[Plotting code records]

==*==

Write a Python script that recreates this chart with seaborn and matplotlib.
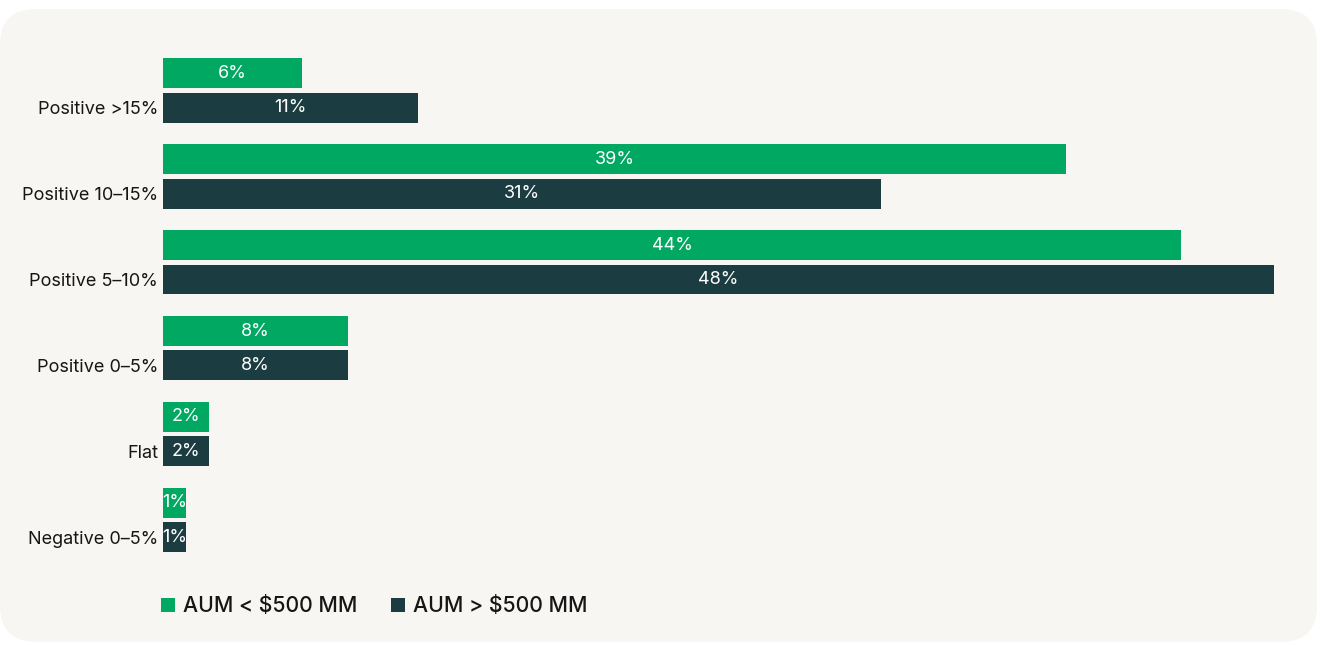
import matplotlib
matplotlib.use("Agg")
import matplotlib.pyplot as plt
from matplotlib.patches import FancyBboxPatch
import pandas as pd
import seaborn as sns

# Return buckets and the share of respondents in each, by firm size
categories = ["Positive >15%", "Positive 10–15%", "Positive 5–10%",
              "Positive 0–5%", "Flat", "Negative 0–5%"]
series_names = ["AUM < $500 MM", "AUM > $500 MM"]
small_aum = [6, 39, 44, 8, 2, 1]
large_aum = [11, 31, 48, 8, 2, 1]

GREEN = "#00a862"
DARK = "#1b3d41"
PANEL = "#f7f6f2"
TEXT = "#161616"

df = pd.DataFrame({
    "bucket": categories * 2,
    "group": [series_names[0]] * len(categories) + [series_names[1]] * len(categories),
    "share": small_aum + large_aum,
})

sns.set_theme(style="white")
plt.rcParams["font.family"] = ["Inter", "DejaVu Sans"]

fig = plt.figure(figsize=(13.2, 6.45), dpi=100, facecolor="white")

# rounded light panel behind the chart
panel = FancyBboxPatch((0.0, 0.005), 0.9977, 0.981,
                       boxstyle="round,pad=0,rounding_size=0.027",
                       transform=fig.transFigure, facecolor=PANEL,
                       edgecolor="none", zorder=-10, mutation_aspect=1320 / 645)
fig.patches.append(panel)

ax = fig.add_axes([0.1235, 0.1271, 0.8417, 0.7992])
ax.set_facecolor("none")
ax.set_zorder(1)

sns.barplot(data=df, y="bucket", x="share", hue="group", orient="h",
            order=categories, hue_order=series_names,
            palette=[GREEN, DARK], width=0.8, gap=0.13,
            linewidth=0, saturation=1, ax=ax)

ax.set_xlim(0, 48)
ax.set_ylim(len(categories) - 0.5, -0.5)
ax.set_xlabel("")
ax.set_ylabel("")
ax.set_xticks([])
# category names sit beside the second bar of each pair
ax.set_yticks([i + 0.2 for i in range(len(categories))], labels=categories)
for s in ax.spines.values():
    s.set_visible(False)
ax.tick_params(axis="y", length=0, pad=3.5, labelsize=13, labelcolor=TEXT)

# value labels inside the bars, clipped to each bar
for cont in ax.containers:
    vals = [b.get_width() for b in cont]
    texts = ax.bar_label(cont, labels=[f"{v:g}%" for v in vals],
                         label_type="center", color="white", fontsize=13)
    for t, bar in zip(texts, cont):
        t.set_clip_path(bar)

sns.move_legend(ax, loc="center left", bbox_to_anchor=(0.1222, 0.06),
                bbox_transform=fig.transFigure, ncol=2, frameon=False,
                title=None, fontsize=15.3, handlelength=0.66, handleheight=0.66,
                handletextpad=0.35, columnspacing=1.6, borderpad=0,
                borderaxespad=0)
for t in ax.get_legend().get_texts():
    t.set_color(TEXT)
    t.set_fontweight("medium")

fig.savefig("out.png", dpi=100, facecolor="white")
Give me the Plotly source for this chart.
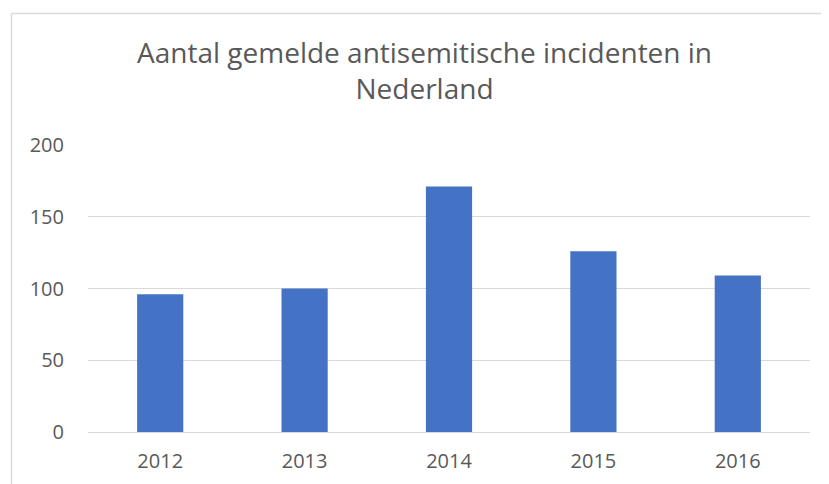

==*==

Take the lines above from the top of the records through the one with "import seaborn as sns" and repeat them exactly, without any pictures.

SOLUTION TO THIS EXERCISE:
Write a Python script that recreates this chart with seaborn and matplotlib.
import matplotlib
matplotlib.use("Agg")
import matplotlib.pyplot as plt
from matplotlib.patches import FancyBboxPatch
import pandas as pd
import seaborn as sns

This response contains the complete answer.